The threats we face are numerous and the dollars to fight these threats are few. Many of you have had to reduce your ranks due to cut-backs. But I want to thank you for your continued participation in task forces. These partnerships are invaluable.
The thin years may well continue, so we must build on the foundation we have set over the past decade. Still, our core message remains the same: relationships and information sharing are simply the best way to get the job done.
We are pushing to make an impact at the neighborhood level. Not just in the number of arrests and convictions, but with lower homicide rates, decreased gang activity, and fewer crimes against children.
And the only way to make this kind of impact is by working together, through task forces and fusion centers. Task forces here in Chicago, for example, have eroded the power and the influence of the Chicago mafia. It was a task force that cracked down on a street gang that was plaguing the city’s Northwest side. And it was a task force that arrested an Illinois man accused of distributing more than 1,000 images of child pornography.

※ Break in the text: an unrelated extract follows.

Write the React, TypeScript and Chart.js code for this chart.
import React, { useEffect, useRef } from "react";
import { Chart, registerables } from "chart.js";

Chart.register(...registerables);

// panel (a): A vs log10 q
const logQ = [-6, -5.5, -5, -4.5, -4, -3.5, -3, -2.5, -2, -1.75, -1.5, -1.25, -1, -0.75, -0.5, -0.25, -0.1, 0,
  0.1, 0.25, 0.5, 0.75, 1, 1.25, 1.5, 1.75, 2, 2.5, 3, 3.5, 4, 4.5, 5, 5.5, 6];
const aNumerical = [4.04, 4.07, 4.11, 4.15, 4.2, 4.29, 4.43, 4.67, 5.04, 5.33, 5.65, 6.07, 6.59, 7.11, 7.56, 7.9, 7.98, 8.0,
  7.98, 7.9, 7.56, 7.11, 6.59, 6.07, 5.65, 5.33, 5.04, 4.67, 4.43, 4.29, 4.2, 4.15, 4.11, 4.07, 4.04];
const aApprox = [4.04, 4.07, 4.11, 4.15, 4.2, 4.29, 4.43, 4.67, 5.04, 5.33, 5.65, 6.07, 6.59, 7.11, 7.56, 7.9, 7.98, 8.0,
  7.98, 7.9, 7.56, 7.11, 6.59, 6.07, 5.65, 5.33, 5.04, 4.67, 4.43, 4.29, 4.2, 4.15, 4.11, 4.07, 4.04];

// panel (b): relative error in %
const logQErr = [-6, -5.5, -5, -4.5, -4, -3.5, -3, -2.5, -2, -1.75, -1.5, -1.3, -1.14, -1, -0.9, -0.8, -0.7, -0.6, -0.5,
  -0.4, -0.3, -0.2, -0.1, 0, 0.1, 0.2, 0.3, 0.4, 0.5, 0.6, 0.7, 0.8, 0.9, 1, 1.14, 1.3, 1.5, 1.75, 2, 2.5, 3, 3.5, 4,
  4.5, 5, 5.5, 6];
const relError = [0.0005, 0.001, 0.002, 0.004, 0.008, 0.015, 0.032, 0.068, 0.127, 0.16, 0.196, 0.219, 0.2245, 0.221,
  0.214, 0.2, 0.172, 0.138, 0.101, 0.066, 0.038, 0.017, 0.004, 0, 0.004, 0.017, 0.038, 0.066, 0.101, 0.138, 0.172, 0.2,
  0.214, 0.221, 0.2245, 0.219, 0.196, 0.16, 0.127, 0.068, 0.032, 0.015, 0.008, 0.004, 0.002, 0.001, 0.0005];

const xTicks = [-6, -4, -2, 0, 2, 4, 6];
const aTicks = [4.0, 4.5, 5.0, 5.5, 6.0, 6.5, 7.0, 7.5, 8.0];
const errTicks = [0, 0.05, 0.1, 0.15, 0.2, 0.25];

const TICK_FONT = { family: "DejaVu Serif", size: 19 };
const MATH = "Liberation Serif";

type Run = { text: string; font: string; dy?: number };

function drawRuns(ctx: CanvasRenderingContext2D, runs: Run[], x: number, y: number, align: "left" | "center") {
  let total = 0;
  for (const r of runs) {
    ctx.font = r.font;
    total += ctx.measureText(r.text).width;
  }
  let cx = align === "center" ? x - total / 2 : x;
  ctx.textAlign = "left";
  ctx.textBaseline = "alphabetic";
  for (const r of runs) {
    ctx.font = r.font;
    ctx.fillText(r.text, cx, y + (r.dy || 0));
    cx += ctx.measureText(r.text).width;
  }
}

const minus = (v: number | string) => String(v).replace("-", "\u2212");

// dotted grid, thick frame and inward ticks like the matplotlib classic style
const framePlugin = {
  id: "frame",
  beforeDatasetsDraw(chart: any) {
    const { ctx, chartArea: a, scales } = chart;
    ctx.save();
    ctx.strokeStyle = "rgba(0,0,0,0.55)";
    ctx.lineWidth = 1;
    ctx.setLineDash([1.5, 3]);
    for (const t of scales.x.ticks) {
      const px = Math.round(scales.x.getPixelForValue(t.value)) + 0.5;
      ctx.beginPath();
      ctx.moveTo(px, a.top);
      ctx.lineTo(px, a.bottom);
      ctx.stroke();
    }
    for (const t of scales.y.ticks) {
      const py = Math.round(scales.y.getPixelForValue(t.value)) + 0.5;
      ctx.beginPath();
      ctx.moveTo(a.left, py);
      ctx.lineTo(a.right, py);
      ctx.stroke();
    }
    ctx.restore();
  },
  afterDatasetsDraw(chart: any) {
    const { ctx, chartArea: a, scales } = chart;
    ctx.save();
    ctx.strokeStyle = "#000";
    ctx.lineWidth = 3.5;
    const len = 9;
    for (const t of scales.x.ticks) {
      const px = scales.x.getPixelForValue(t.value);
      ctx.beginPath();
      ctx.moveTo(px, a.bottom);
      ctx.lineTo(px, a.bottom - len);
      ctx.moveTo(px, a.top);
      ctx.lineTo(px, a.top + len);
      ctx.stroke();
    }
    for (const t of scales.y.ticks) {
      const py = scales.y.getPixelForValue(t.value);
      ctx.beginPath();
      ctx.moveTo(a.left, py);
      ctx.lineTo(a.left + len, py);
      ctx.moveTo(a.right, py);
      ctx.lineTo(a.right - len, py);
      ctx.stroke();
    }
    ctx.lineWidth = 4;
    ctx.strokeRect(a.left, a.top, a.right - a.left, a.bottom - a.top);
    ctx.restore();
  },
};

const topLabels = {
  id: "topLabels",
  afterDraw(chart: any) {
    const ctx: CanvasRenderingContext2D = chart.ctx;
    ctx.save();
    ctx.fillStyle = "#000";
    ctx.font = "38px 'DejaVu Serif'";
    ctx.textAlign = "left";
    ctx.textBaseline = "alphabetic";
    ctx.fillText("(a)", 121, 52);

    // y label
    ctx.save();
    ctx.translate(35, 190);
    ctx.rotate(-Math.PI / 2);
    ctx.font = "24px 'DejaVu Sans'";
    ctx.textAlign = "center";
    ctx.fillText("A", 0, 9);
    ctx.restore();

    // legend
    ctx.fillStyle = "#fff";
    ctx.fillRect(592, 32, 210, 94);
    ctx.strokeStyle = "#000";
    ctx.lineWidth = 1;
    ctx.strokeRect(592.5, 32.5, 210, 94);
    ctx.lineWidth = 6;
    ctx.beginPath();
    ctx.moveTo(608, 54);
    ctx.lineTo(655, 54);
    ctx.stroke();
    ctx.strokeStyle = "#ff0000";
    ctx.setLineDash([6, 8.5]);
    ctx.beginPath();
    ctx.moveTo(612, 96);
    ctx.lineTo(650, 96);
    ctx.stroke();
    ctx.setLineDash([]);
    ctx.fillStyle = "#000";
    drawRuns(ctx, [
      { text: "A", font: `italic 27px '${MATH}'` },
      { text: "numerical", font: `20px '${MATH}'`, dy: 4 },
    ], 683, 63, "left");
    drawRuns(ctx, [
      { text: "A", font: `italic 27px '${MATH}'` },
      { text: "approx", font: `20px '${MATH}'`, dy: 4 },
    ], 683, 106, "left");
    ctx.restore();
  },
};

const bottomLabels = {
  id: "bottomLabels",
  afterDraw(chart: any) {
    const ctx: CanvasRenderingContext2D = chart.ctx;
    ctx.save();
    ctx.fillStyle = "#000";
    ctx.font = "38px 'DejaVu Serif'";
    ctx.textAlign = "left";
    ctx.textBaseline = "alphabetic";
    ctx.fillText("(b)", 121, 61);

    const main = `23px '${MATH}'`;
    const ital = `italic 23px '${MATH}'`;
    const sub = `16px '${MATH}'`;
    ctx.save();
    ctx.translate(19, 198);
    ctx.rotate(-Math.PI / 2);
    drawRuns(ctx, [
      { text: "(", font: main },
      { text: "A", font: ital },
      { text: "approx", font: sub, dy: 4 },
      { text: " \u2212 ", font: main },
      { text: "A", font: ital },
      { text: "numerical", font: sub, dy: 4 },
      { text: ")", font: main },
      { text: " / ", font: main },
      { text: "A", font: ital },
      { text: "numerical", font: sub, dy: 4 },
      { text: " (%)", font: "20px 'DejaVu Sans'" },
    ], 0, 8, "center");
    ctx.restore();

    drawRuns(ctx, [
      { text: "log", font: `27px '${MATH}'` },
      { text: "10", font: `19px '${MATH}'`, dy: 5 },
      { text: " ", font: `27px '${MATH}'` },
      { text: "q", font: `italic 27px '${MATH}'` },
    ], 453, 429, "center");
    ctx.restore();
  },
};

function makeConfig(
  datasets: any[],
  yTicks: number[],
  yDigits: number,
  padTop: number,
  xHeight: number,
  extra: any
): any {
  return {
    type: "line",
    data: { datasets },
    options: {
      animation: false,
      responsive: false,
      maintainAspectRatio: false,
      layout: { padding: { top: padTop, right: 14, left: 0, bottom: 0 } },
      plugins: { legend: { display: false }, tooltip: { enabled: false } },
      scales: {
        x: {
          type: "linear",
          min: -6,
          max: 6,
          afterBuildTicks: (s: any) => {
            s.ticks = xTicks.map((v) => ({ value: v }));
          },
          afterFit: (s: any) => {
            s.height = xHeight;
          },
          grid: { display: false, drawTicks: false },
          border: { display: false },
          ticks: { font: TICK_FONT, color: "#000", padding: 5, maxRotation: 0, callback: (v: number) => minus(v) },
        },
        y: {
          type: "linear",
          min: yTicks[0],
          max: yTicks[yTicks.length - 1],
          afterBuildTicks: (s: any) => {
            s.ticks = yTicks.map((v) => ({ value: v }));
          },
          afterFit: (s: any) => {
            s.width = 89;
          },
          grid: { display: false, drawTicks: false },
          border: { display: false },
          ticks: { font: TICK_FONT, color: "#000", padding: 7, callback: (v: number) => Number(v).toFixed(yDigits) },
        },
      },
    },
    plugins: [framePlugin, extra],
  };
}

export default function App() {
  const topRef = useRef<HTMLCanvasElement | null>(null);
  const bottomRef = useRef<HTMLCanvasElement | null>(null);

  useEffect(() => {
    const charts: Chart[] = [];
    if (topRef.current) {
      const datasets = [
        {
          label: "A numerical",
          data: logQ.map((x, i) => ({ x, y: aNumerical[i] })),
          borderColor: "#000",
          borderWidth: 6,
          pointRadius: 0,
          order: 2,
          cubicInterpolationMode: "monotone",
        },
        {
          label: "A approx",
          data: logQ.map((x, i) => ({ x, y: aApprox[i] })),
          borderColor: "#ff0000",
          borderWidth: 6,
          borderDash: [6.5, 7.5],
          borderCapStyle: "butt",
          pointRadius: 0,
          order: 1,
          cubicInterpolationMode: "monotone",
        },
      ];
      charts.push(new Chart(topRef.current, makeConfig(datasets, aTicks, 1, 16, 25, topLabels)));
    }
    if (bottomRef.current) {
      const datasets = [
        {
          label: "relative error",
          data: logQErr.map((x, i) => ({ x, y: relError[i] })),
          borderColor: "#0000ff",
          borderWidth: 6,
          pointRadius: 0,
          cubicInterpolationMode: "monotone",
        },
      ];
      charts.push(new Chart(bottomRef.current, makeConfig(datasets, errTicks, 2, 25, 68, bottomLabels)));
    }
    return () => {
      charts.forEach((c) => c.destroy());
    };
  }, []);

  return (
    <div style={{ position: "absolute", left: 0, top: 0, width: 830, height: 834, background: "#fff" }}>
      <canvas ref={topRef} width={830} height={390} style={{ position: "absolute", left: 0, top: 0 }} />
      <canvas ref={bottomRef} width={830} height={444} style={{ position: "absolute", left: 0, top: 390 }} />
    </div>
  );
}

Elsewhere, information put out by the Colorado Fusion Center led to the capture of the Dougherty Gang in Colorado Springs in August. And in New Jersey, crime mapping information provided by that state’s fusion center helped to break up a carjacking ring. This resulted in a substantial decrease in crime in just a few weeks.
We are also making use of improved technology to share information. N-DEx, for example, gives you the ability to search and link intelligence in real time. In Philadelphia, detectives were searching for a homicide suspect wanted in a home invasion. Using N-DEx, they found records indicating that he was living in Wilmington, Delaware. N-DEx not only helped these detectives to capture a wanted criminal, it alerted the SWAT team about the likely presence of a woman and children living in the suspect’s house.
In the past decade, we have all undergone great change. We have made shifts in the way we do business. As a result, we are stronger and we are smarter. We must continue to stand shoulder to shoulder, to work together and to train together, regardless of limited resources. And it is these relationships—these friendships—that will keep us safe and strong in the years to come.
Thank you for having me here today. God Bless.